Make an exact copy of the lines, leaving the pictures out.
+--
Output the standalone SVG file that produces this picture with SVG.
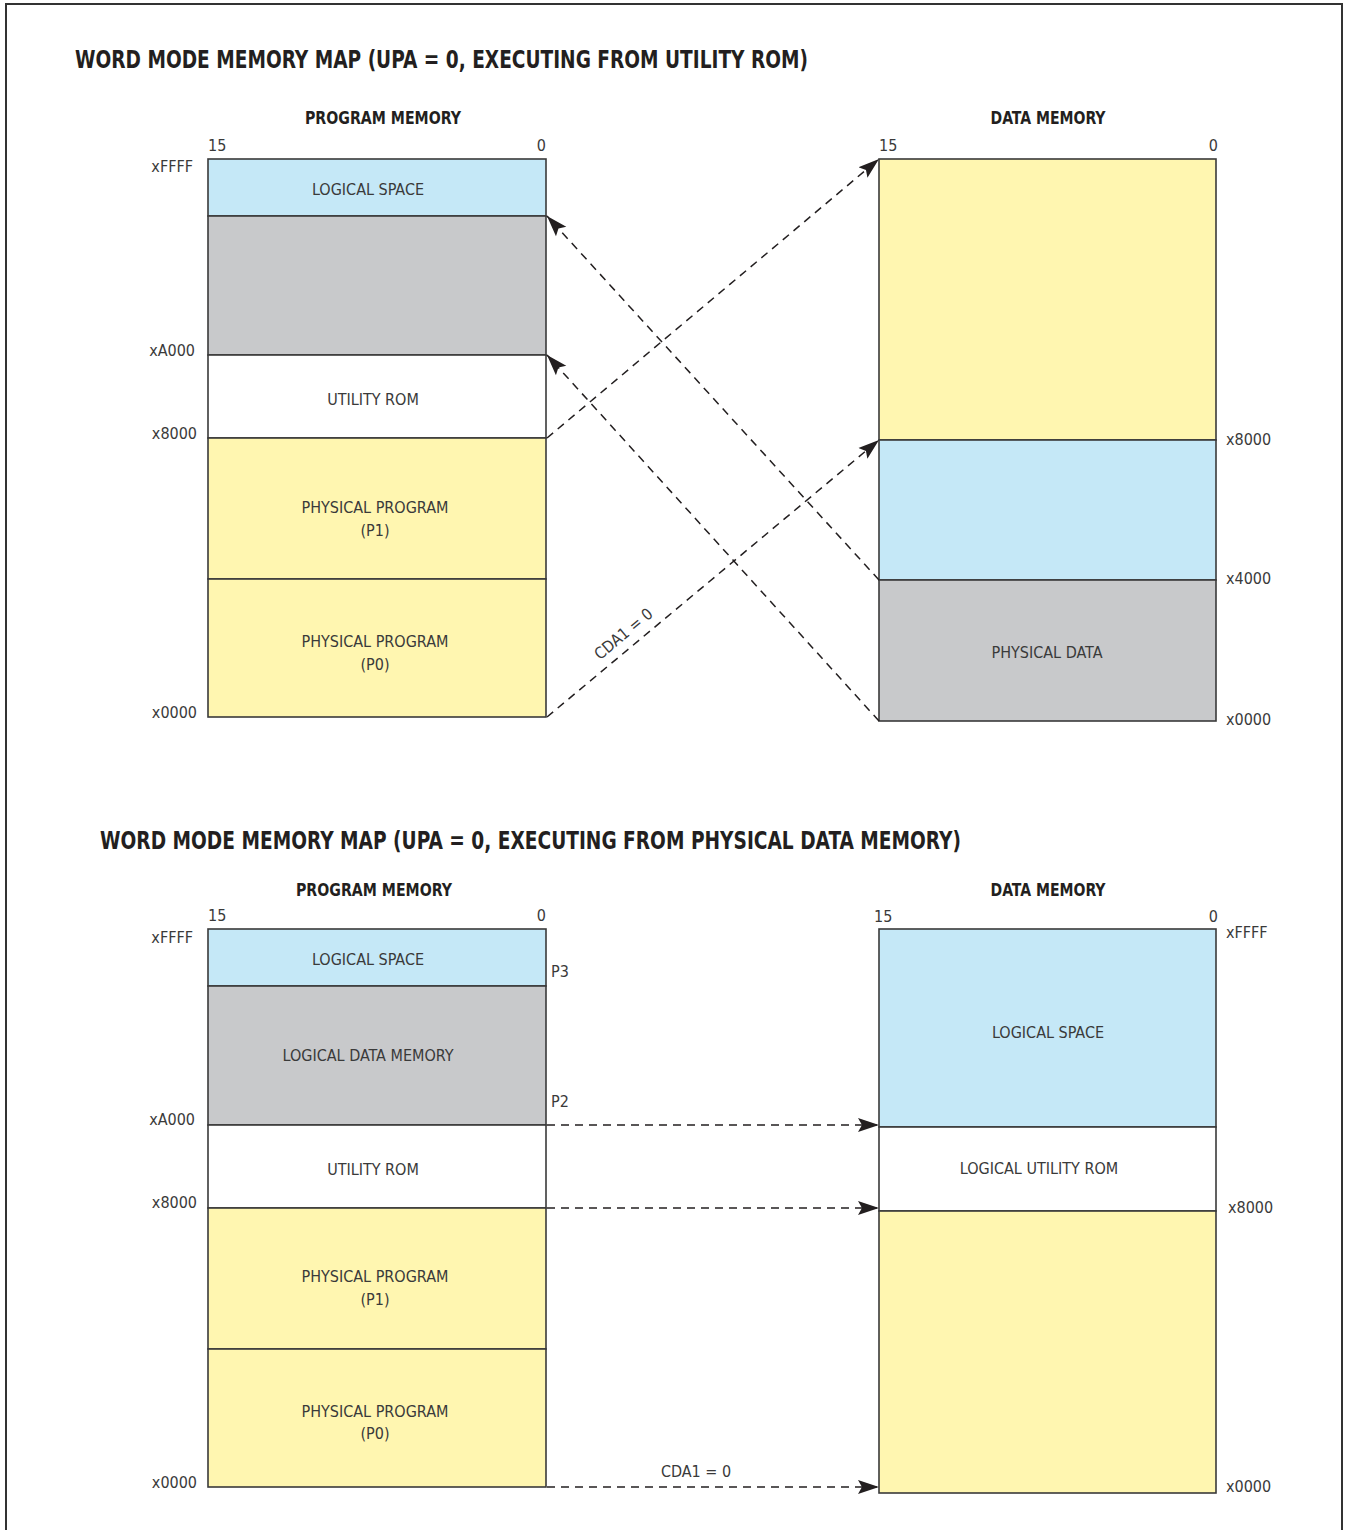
<svg xmlns="http://www.w3.org/2000/svg" width="1345" height="1530" viewBox="0 0 1345 1530">
  <defs>
    <marker id="arrow" markerUnits="userSpaceOnUse" markerWidth="22" markerHeight="16" refX="21" refY="8" orient="auto">
      <path d="M0,1 L21,8 L0,15 L4,8 Z" fill="#231f20"/>
    </marker>
    <style>
      .frame { fill: none; stroke: #333; stroke-width: 2; }
      .blk { stroke: #3a3a3a; stroke-width: 1.6; }
      .blue { fill: #c5e8f7; }
      .gray { fill: #c8c9cb; }
      .yel { fill: #fff6b0; }
      .wht { fill: #ffffff; }
      .title { font-family: "DejaVu Sans Condensed", "Liberation Sans", sans-serif; font-weight: bold; font-size: 25px; fill: #231f20; }
      .head { font-family: "DejaVu Sans Condensed", "Liberation Sans", sans-serif; font-weight: bold; font-size: 17px; fill: #231f20; text-anchor: middle; }
      .lbl { font-family: "DejaVu Sans Condensed", "Liberation Sans", sans-serif; font-size: 16px; fill: #3a3a3a; }
      .c { text-anchor: middle; }
      .r { text-anchor: end; }
      .conn { fill: none; stroke: #231f20; stroke-width: 1.5; stroke-dasharray: 8 6; marker-end: url(#arrow); }
    </style>
  </defs>

  <rect x="0" y="0" width="1345" height="1530" fill="#ffffff"/>
  <path class="frame" d="M6,1531 V4 H1342 V1531"/>

  <!-- ===== Upper map: executing from utility ROM ===== -->
  <text class="title" x="75" y="68" textLength="733" lengthAdjust="spacingAndGlyphs">WORD MODE MEMORY MAP (UPA = 0, EXECUTING FROM UTILITY ROM)</text>
  <text class="head" x="383" y="124" textLength="156" lengthAdjust="spacingAndGlyphs">PROGRAM MEMORY</text>
  <text class="head" x="1048" y="124" textLength="115" lengthAdjust="spacingAndGlyphs">DATA MEMORY</text>

  <g id="prog-top">
    <rect class="blk blue" x="208" y="159" width="338" height="57"/>
    <rect class="blk gray" x="208" y="216" width="338" height="139"/>
    <rect class="blk wht" x="208" y="355" width="338" height="83"/>
    <rect class="blk yel" x="208" y="438" width="338" height="141"/>
    <rect class="blk yel" x="208" y="579" width="338" height="138"/>
    <text class="lbl" x="208" y="151">15</text>
    <text class="lbl r" x="546" y="151">0</text>
    <text class="lbl r" x="193" y="172">xFFFF</text>
    <text class="lbl r" x="195" y="356">xA000</text>
    <text class="lbl r" x="197" y="439">x8000</text>
    <text class="lbl r" x="197" y="718">x0000</text>
    <text class="lbl c" x="368" y="195">LOGICAL SPACE</text>
    <text class="lbl c" x="373" y="405">UTILITY ROM</text>
    <text class="lbl c" x="375" y="513">PHYSICAL PROGRAM</text>
    <text class="lbl c" x="375" y="536">(P1)</text>
    <text class="lbl c" x="375" y="647">PHYSICAL PROGRAM</text>
    <text class="lbl c" x="375" y="670">(P0)</text>
  </g>

  <g id="data-top">
    <rect class="blk yel" x="879" y="159" width="337" height="281"/>
    <rect class="blk blue" x="879" y="440" width="337" height="140"/>
    <rect class="blk gray" x="879" y="580" width="337" height="141"/>
    <text class="lbl" x="879" y="151">15</text>
    <text class="lbl r" x="1218" y="151">0</text>
    <text class="lbl" x="1226" y="445">x8000</text>
    <text class="lbl" x="1226" y="584">x4000</text>
    <text class="lbl" x="1226" y="725">x0000</text>
    <text class="lbl c" x="1047" y="658">PHYSICAL DATA</text>
  </g>

  <g id="connectors-top">
    <line class="conn" x1="547" y1="438" x2="879" y2="159"/>
    <line class="conn" x1="547" y1="717" x2="879" y2="440"/>
    <line class="conn" x1="879" y1="580" x2="547" y2="216"/>
    <line class="conn" x1="879" y1="721" x2="547" y2="355"/>
    <text class="lbl c" x="0" y="0" transform="translate(627,638) rotate(-39.8)">CDA1 = 0</text>
  </g>

  <!-- ===== Lower map: executing from physical data memory ===== -->
  <text class="title" x="100" y="849" textLength="861" lengthAdjust="spacingAndGlyphs">WORD MODE MEMORY MAP (UPA = 0, EXECUTING FROM PHYSICAL DATA MEMORY)</text>
  <text class="head" x="374" y="896" textLength="156" lengthAdjust="spacingAndGlyphs">PROGRAM MEMORY</text>
  <text class="head" x="1048" y="896" textLength="115" lengthAdjust="spacingAndGlyphs">DATA MEMORY</text>

  <g id="prog-bottom">
    <rect class="blk blue" x="208" y="929" width="338" height="57"/>
    <rect class="blk gray" x="208" y="986" width="338" height="139"/>
    <rect class="blk wht" x="208" y="1125" width="338" height="83"/>
    <rect class="blk yel" x="208" y="1208" width="338" height="141"/>
    <rect class="blk yel" x="208" y="1349" width="338" height="138"/>
    <text class="lbl" x="208" y="921">15</text>
    <text class="lbl r" x="546" y="921">0</text>
    <text class="lbl r" x="193" y="943">xFFFF</text>
    <text class="lbl r" x="195" y="1125">xA000</text>
    <text class="lbl r" x="197" y="1208">x8000</text>
    <text class="lbl r" x="197" y="1488">x0000</text>
    <text class="lbl" x="551" y="977">P3</text>
    <text class="lbl" x="551" y="1107">P2</text>
    <text class="lbl c" x="368" y="965">LOGICAL SPACE</text>
    <text class="lbl c" x="368" y="1061">LOGICAL DATA MEMORY</text>
    <text class="lbl c" x="373" y="1175">UTILITY ROM</text>
    <text class="lbl c" x="375" y="1282">PHYSICAL PROGRAM</text>
    <text class="lbl c" x="375" y="1305">(P1)</text>
    <text class="lbl c" x="375" y="1417">PHYSICAL PROGRAM</text>
    <text class="lbl c" x="375" y="1439">(P0)</text>
  </g>

  <g id="data-bottom">
    <rect class="blk blue" x="879" y="929" width="337" height="198"/>
    <rect class="blk wht" x="879" y="1127" width="337" height="84"/>
    <rect class="blk yel" x="879" y="1211" width="337" height="282"/>
    <text class="lbl" x="874" y="922">15</text>
    <text class="lbl r" x="1218" y="922">0</text>
    <text class="lbl" x="1226" y="938">xFFFF</text>
    <text class="lbl" x="1228" y="1213">x8000</text>
    <text class="lbl" x="1226" y="1492">x0000</text>
    <text class="lbl c" x="1048" y="1038">LOGICAL SPACE</text>
    <text class="lbl c" x="1039" y="1174">LOGICAL UTILITY ROM</text>
  </g>

  <g id="connectors-bottom">
    <line class="conn" x1="547" y1="1125" x2="879" y2="1125"/>
    <line class="conn" x1="547" y1="1208" x2="879" y2="1208"/>
    <line class="conn" x1="547" y1="1487" x2="879" y2="1487"/>
    <text class="lbl c" x="696" y="1477">CDA1 = 0</text>
  </g>
</svg>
+--
• [TASK RESPONSE]
Output the standalone SVG file that produces this picture with SVG.
<svg xmlns="http://www.w3.org/2000/svg" width="1345" height="1530" viewBox="0 0 1345 1530">
  <defs>
    <marker id="arrow" markerUnits="userSpaceOnUse" markerWidth="22" markerHeight="16" refX="21" refY="8" orient="auto">
      <path d="M0,1 L21,8 L0,15 L4,8 Z" fill="#231f20"/>
    </marker>
    <style>
      .frame { fill: none; stroke: #333; stroke-width: 2; }
      .blk { stroke: #3a3a3a; stroke-width: 1.6; }
      .blue { fill: #c5e8f7; }
      .gray { fill: #c8c9cb; }
      .yel { fill: #fff6b0; }
      .wht { fill: #ffffff; }
      .title { font-family: "DejaVu Sans Condensed", "Liberation Sans", sans-serif; font-weight: bold; font-size: 25px; fill: #231f20; }
      .head { font-family: "DejaVu Sans Condensed", "Liberation Sans", sans-serif; font-weight: bold; font-size: 17px; fill: #231f20; text-anchor: middle; }
      .lbl { font-family: "DejaVu Sans Condensed", "Liberation Sans", sans-serif; font-size: 16px; fill: #3a3a3a; }
      .c { text-anchor: middle; }
      .r { text-anchor: end; }
      .conn { fill: none; stroke: #231f20; stroke-width: 1.5; stroke-dasharray: 8 6; marker-end: url(#arrow); }
    </style>
  </defs>

  <rect x="0" y="0" width="1345" height="1530" fill="#ffffff"/>
  <path class="frame" d="M6,1531 V4 H1342 V1531"/>

  <!-- ===== Upper map: executing from utility ROM ===== -->
  <text class="title" x="75" y="68" textLength="733" lengthAdjust="spacingAndGlyphs">WORD MODE MEMORY MAP (UPA = 0, EXECUTING FROM UTILITY ROM)</text>
  <text class="head" x="383" y="124" textLength="156" lengthAdjust="spacingAndGlyphs">PROGRAM MEMORY</text>
  <text class="head" x="1048" y="124" textLength="115" lengthAdjust="spacingAndGlyphs">DATA MEMORY</text>

  <g id="prog-top">
    <rect class="blk blue" x="208" y="159" width="338" height="57"/>
    <rect class="blk gray" x="208" y="216" width="338" height="139"/>
    <rect class="blk wht" x="208" y="355" width="338" height="83"/>
    <rect class="blk yel" x="208" y="438" width="338" height="141"/>
    <rect class="blk yel" x="208" y="579" width="338" height="138"/>
    <text class="lbl" x="208" y="151">15</text>
    <text class="lbl r" x="546" y="151">0</text>
    <text class="lbl r" x="193" y="172">xFFFF</text>
    <text class="lbl r" x="195" y="356">xA000</text>
    <text class="lbl r" x="197" y="439">x8000</text>
    <text class="lbl r" x="197" y="718">x0000</text>
    <text class="lbl c" x="368" y="195">LOGICAL SPACE</text>
    <text class="lbl c" x="373" y="405">UTILITY ROM</text>
    <text class="lbl c" x="375" y="513">PHYSICAL PROGRAM</text>
    <text class="lbl c" x="375" y="536">(P1)</text>
    <text class="lbl c" x="375" y="647">PHYSICAL PROGRAM</text>
    <text class="lbl c" x="375" y="670">(P0)</text>
  </g>

  <g id="data-top">
    <rect class="blk yel" x="879" y="159" width="337" height="281"/>
    <rect class="blk blue" x="879" y="440" width="337" height="140"/>
    <rect class="blk gray" x="879" y="580" width="337" height="141"/>
    <text class="lbl" x="879" y="151">15</text>
    <text class="lbl r" x="1218" y="151">0</text>
    <text class="lbl" x="1226" y="445">x8000</text>
    <text class="lbl" x="1226" y="584">x4000</text>
    <text class="lbl" x="1226" y="725">x0000</text>
    <text class="lbl c" x="1047" y="658">PHYSICAL DATA</text>
  </g>

  <g id="connectors-top">
    <line class="conn" x1="547" y1="438" x2="879" y2="159"/>
    <line class="conn" x1="547" y1="717" x2="879" y2="440"/>
    <line class="conn" x1="879" y1="580" x2="547" y2="216"/>
    <line class="conn" x1="879" y1="721" x2="547" y2="355"/>
    <text class="lbl c" x="0" y="0" transform="translate(627,638) rotate(-39.8)">CDA1 = 0</text>
  </g>

  <!-- ===== Lower map: executing from physical data memory ===== -->
  <text class="title" x="100" y="849" textLength="861" lengthAdjust="spacingAndGlyphs">WORD MODE MEMORY MAP (UPA = 0, EXECUTING FROM PHYSICAL DATA MEMORY)</text>
  <text class="head" x="374" y="896" textLength="156" lengthAdjust="spacingAndGlyphs">PROGRAM MEMORY</text>
  <text class="head" x="1048" y="896" textLength="115" lengthAdjust="spacingAndGlyphs">DATA MEMORY</text>

  <g id="prog-bottom">
    <rect class="blk blue" x="208" y="929" width="338" height="57"/>
    <rect class="blk gray" x="208" y="986" width="338" height="139"/>
    <rect class="blk wht" x="208" y="1125" width="338" height="83"/>
    <rect class="blk yel" x="208" y="1208" width="338" height="141"/>
    <rect class="blk yel" x="208" y="1349" width="338" height="138"/>
    <text class="lbl" x="208" y="921">15</text>
    <text class="lbl r" x="546" y="921">0</text>
    <text class="lbl r" x="193" y="943">xFFFF</text>
    <text class="lbl r" x="195" y="1125">xA000</text>
    <text class="lbl r" x="197" y="1208">x8000</text>
    <text class="lbl r" x="197" y="1488">x0000</text>
    <text class="lbl" x="551" y="977">P3</text>
    <text class="lbl" x="551" y="1107">P2</text>
    <text class="lbl c" x="368" y="965">LOGICAL SPACE</text>
    <text class="lbl c" x="368" y="1061">LOGICAL DATA MEMORY</text>
    <text class="lbl c" x="373" y="1175">UTILITY ROM</text>
    <text class="lbl c" x="375" y="1282">PHYSICAL PROGRAM</text>
    <text class="lbl c" x="375" y="1305">(P1)</text>
    <text class="lbl c" x="375" y="1417">PHYSICAL PROGRAM</text>
    <text class="lbl c" x="375" y="1439">(P0)</text>
  </g>

  <g id="data-bottom">
    <rect class="blk blue" x="879" y="929" width="337" height="198"/>
    <rect class="blk wht" x="879" y="1127" width="337" height="84"/>
    <rect class="blk yel" x="879" y="1211" width="337" height="282"/>
    <text class="lbl" x="874" y="922">15</text>
    <text class="lbl r" x="1218" y="922">0</text>
    <text class="lbl" x="1226" y="938">xFFFF</text>
    <text class="lbl" x="1228" y="1213">x8000</text>
    <text class="lbl" x="1226" y="1492">x0000</text>
    <text class="lbl c" x="1048" y="1038">LOGICAL SPACE</text>
    <text class="lbl c" x="1039" y="1174">LOGICAL UTILITY ROM</text>
  </g>

  <g id="connectors-bottom">
    <line class="conn" x1="547" y1="1125" x2="879" y2="1125"/>
    <line class="conn" x1="547" y1="1208" x2="879" y2="1208"/>
    <line class="conn" x1="547" y1="1487" x2="879" y2="1487"/>
    <text class="lbl c" x="696" y="1477">CDA1 = 0</text>
  </g>
</svg>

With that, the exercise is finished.